Lalu, bagaimana cara melunasi hutang ini di akhirat? Peringatan kedua datang dari hadits tentang "orang yang bangkrut" (muflis) yang menjelaskan mekanisme keadilan Allah dengan sangat gamblang. Diriwayatkan dari Abu Hurairah RA, Rasulullah shalallahu alaihi wassalam bertanya kepada para sahabat:

أَتَدْرُونَ مَنِ الْمُفْلِسُ مِنْ أُمَّتِي؟ قَالُوا: الْمُفْلِسُ فِينَا مَنْ لَا دِرْهَمَ لَهُ، وَلَا دِينَارَ، وَلَا مَتَاعَ. فَقَالَ رَسُولُ اللَّهِ ﷺ: "الْمُفْلِسُ مِنْ أُمَّتِي مَنْ يَأْتِي يَوْمَ الْقِيَامَةِ بِصَلَاتِهِ وَصِيَامِهِ، وَيَأْتِي قَدْ شَتَمَ هَذَا، وَقَذَفَ هَذَا، وَأَكَلَ مَالَ هَذَا، وَسَفَكَ دَمَ هَذَا، وَضَرَبَ هَذَا، فَيُقْتَصُّ لِهَذَا مِنْ حَسَنَاتِهِ، وَلِهَذَا مِنْ حَسَنَاتِهِ، فَإِذَا فَنِيَتْ حَسَنَاتُهُ، قَبْلَ أَنْ يُقْضَى مَا عَلَيْهِ، أُخِذَ مِنْ خَطَايَاهُمْ، فَطُرِحَتْ عَلَيْهِ، ثُمَّ طُرِحَ فِي النَّارِ.

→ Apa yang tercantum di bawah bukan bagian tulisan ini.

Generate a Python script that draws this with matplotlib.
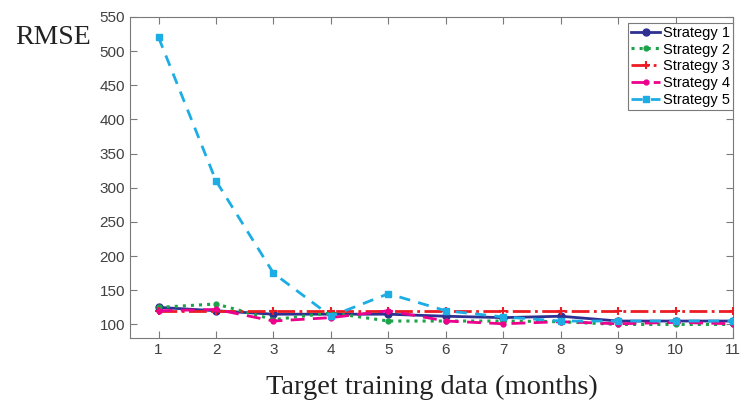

Artinya: "Tahukah kalian siapa orang yang bangkrut dari umatku?" Mereka menjawab, "Orang yang bangkrut di antara kami adalah yang tidak punya dirham, dinar, maupun harta benda." Maka Rasulullah shalallahu alaihi wassalam bersabda, "Orang yang bangkrut dari umatku adalah orang yang datang pada hari kiamat dengan (pahala) shalatnya, puasanya, namun ia juga datang setelah pernah mencela si ini, menuduh si itu, memakan harta si ini, menumpahkan darah si ini, dan memukul si ini. Maka, diberikanlah kepada orang (yang dizalimi) ini dari kebaikan-kebaikannya (si pelaku), dan kepada orang ini dari kebaikan-kebaikannya. Jika kebaikan-kebaikannya telah habis sebelum lunas tanggungannya, maka akan diambil dari kesalahan-kesalahan mereka (para korban), lalu ditimpakan kepadanya, kemudian ia dilemparkan ke dalam neraka." (HR. Abu Hurairah RA).

Perhatikan kalimat 'wa akala maala haadza' (dan memakan harta orang ini). Inilah gambaran presisi nasib para penjarah. Mereka akan menjadi orang paling bangkrut di akhirat. Pahala shalat dan puasa mereka akan ludes "ditransfer" untuk membayar setiap barang yang mereka rampas. Sungguh, sebuah transaksi yang paling merugi.

Islam memahami betul adanya amarah akibat ketidakadilan. Namun, solusi yang ditawarkan bukanlah anarki, melainkan menuntut hak dengan cara yang benar dan beradab, serta bertaubat kepada Allah agar Dia melembutkan hati para penguasa.

Jangan sampai kemarahan kita pada penguasa membuat kita ikut menjadi penyamun yang akan bangkrut di akhirat. Jaga tangan kita dari harta yang haram, karena pertanggungjawabannya langsung di hadapan Allah, dan "tagihannya" adalah seluruh amal ibadah yang kita kumpulkan seumur hidup.